Pressed to guarantee there will be no blackouts, Ms Truss told reporters during a visit to the Czech Republic: “What we’re clear about is that we do have a good supply of energy in the UK, we’re in a much better position than many other countries, but of course there’s always more we can do, and that’s why I’m here working with our partners, making sure we do have a secure energy supply into the future.”

She added: “We do have good energy supplies in the UK, we can get through the winter, but of course I am always looking for ways that we can improve the price for consumers.

“That’s why we put in place the energy price guarantee as well as making sure we have as much supply as possible.”

UK facing possible three-hour power outages

In what it called an “unlikely” scenario, the National Grid Electricity System Operator (ESO) said that households and businesses may face planned three-hour outages during the winter to ensure the grid does not collapse.

Planned blackouts last hit the UK during the 1970s in response to the miners’ strikes and the oil crisis, and there have also been major unplanned outages during storms, including in 1987 when more than 1.5 million people were left in the dark.

But the lights will stay on this winter unless the gas-fired power plants that produced 43% of Britain’s electricity over the last year cannot get enough gas to continue operating.

The margins between peak demand and power supply are expected to be sufficient and similar to recent years in the National Grid ESO’s base case scenario for this winter.

However, in the face of the “challenging” winter facing European energy supplies following Russia’s invasion of Ukraine, the grid operator is also planning for what would happen if there were no imports of electricity from Europe. To tackle a loss of imports from France, Belgium and the Netherlands, there are two gigawatts of coal-fired power plants on standby to fire up if needed to meet demand.

National Grid Gas Transmission separately said that while gas demand will increase this winter, it expects Britain to be able to get enough gas to take it through a “Beast from the East” scenario or a long, cold winter.

The planned blackouts is the most dire of three possible scenarios that the ESO set out on Thursday for how Britain’s electricity grid might cope with the worst global energy crisis for decades.

In the other two scenarios, the operator hopes that by paying people to charge their electric cars at off-peak times, and firing up back-up coal plants, it can offset the risk of blackouts.

Ms Truss has previously said she would not be telling people to ration their energy use this winter, as Russian president Vladimir Putin limits gas supplies to Europe in retaliation for sanctions linked to the Ukraine war.

During the Conservative Party leadership contest, the Prime Minister also said there would be no energy rationing. She has since offered a multibillion-pound price guarantee which will prevent average annual household bills going past £2,500.
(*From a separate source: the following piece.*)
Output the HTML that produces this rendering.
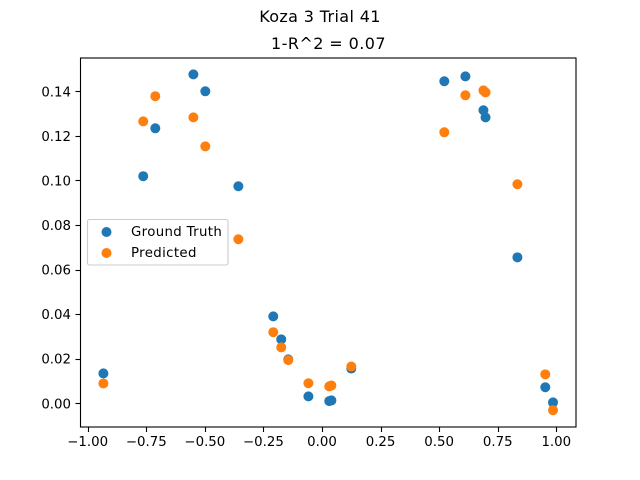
<!DOCTYPE html>
<html>
<head>
<meta charset="utf-8">
<title>Koza 3 Trial 41</title>
<style>
html,body{margin:0;padding:0;background:#fff;}
svg{display:block;}
text{font-family:"DejaVu Sans","Liberation Sans",sans-serif;fill:#000;}
</style>
</head>
<body>
<svg id="chart" xmlns="http://www.w3.org/2000/svg" width="640" height="480" viewBox="0 0 640 480">
  <rect x="0" y="0" width="640" height="480" fill="#fff"/>
  <text x="320" y="22" font-size="16" text-anchor="middle" style="letter-spacing:0.36px">Koza 3 Trial 41</text>
  <text x="328.5" y="49" font-size="16" text-anchor="middle" style="letter-spacing:0.42px">1-R^2 = 0.07</text>
  <g id="ticks"></g>
  <g id="marks"></g>
  <rect x="80.5" y="58" width="495.5" height="369" fill="none" stroke="#000" stroke-width="1.1"/>
  <g>
    <rect x="87.5" y="219.5" width="140.5" height="45.5" rx="2" ry="2" fill="#fff" fill-opacity="0.8" stroke="#ccc" stroke-width="1.1"/>
    <circle cx="106.5" cy="232" r="5" fill="#1f77b4"/>
    <text x="131" y="236" font-size="13.33" style="letter-spacing:0.34px">Ground Truth</text>
    <circle cx="106.5" cy="253" r="5" fill="#ff7f0e"/>
    <text x="131" y="257" font-size="13.33" style="letter-spacing:0.36px">Predicted</text>
  </g>
</svg>
<script>
const xValues = [-0.933,-0.763,-0.7115,-0.549,-0.498,-0.357,-0.208,-0.174,-0.144,-0.058,0.031,0.040,0.125,0.522,0.612,0.689,0.698,0.834,0.953,0.986];
const groundTruth = [0.0134,0.1019,0.1234,0.1476,0.1400,0.0974,0.0390,0.0287,0.0197,0.0031,0.0010,0.0013,0.0156,0.1445,0.1467,0.1315,0.1283,0.0655,0.0072,0.0004];
const predicted = [0.0089,0.1265,0.1378,0.1283,0.1153,0.0736,0.0319,0.0251,0.0194,0.0090,0.0076,0.0080,0.0165,0.1216,0.1382,0.1404,0.1395,0.0983,0.0130,-0.0031];
const xTicks = [-1,-0.75,-0.5,-0.25,0,0.25,0.5,0.75,1];
const yTicks = [0,0.02,0.04,0.06,0.08,0.1,0.12,0.14];

const NS = 'http://www.w3.org/2000/svg';
function xScale(v){ return 322 + v * 234.3; }
function yScale(v){ return 403.3 - v * 2228.6; }
function fmt(v, digits){
  return (v < 0 ? '\u2212' : '') + Math.abs(v).toFixed(digits);
}
function make(parent, tag, attrs){
  const el = document.createElementNS(NS, tag);
  for (const k in attrs) el.setAttribute(k, attrs[k]);
  parent.appendChild(el);
  return el;
}
const ticksGroup = document.getElementById('ticks');
const marksGroup = document.getElementById('marks');

xTicks.forEach(function(t){
  const px = Math.round(xScale(t)) + 0.5;
  const line = make(ticksGroup, 'line', {x1:px, x2:px, y1:427, y2:432, stroke:'#000', 'stroke-width':1.1});
  
  
  const label = make(ticksGroup, 'text', {x:xScale(t), y:446, 'font-size':13.33, 'text-anchor':'middle'});
  
  
  label.textContent = fmt(t, 2);
});
yTicks.forEach(function(t){
  const py = Math.round(yScale(t)) + 0.5;
  const line = make(ticksGroup, 'line', {x1:75.5, x2:80, y1:py, y2:py, stroke:'#000', 'stroke-width':1.1});
  
  
  const label = make(ticksGroup, 'text', {x:71, y:yScale(t) + 5, 'font-size':13.33, 'text-anchor':'end'});
  
  
  label.textContent = fmt(t, 2);
});
groundTruth.forEach(function(v, i){
  const c = make(marksGroup, 'circle', {cx:xScale(xValues[i]), cy:yScale(v), r:5, fill:'#1f77b4'});
  
  
});
predicted.forEach(function(v, i){
  const c = make(marksGroup, 'circle', {cx:xScale(xValues[i]), cy:yScale(v), r:5, fill:'#ff7f0e'});
  
  
});
</script>
</body>
</html>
A Government spokesman said: “The UK has a secure and diverse energy system. We have plans to protect households and businesses in the full range of scenarios this winter, in light of Russia’s illegal war in Ukraine.
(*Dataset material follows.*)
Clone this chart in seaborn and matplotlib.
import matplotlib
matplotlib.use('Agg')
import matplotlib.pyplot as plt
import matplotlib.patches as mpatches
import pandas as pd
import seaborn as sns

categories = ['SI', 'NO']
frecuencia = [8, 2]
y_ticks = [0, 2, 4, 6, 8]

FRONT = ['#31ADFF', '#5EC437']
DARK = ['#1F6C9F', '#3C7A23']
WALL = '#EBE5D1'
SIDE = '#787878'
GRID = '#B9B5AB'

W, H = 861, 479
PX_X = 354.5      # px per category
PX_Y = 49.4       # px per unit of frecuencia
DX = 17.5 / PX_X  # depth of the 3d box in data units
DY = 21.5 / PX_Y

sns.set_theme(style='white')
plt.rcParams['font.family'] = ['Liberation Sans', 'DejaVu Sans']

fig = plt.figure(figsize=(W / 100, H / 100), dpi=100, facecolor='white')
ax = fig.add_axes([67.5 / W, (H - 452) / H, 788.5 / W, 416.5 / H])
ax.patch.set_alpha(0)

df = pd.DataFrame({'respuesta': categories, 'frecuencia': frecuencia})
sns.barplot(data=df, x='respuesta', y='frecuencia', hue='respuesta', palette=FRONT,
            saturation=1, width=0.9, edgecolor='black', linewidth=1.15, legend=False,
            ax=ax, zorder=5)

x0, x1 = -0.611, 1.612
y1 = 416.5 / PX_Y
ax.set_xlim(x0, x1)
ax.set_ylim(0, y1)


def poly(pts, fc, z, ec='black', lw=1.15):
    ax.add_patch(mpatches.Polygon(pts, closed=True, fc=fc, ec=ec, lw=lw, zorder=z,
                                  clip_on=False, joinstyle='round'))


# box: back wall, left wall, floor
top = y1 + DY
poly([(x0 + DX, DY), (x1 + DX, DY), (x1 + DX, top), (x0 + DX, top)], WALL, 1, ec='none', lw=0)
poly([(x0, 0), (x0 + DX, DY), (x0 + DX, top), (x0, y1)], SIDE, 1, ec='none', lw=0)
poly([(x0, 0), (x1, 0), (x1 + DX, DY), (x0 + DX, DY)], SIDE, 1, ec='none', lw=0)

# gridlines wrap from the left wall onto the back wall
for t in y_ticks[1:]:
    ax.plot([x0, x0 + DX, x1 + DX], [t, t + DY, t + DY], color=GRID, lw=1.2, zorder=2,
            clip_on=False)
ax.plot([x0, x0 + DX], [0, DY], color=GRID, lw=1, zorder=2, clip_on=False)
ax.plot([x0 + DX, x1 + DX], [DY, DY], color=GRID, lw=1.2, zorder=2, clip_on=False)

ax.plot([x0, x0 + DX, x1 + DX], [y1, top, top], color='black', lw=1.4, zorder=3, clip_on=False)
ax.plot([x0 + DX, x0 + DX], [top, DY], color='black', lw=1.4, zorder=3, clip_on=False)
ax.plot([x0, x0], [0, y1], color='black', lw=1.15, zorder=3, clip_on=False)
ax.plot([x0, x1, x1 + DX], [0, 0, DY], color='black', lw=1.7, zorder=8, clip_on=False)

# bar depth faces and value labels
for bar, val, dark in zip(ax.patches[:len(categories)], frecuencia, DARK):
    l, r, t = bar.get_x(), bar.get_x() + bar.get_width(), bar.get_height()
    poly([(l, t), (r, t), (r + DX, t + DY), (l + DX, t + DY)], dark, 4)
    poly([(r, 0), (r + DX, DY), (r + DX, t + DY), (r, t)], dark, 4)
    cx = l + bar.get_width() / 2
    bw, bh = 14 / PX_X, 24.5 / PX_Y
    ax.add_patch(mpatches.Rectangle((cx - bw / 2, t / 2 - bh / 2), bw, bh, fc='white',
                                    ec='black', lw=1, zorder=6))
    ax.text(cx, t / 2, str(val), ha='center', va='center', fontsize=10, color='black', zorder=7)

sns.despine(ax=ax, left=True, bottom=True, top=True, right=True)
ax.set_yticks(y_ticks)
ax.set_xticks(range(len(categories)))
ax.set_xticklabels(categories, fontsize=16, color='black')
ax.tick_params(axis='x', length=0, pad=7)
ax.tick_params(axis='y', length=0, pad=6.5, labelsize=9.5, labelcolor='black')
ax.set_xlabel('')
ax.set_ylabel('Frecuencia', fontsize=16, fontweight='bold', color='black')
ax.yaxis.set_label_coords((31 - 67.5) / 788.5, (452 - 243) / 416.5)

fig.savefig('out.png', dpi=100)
“To strengthen this position further, we have put plans in place to secure supply and National Grid, working alongside energy suppliers and Ofgem, will launch a voluntary service to reward users who reduce demand at peak times.

“We will continue to work internationally on tackling rising energy prices and ensuring security of supply, but there are no current plans to follow the EU’s decision.

“However, ministers are not launching a public information campaign and any claim otherwise is untrue.”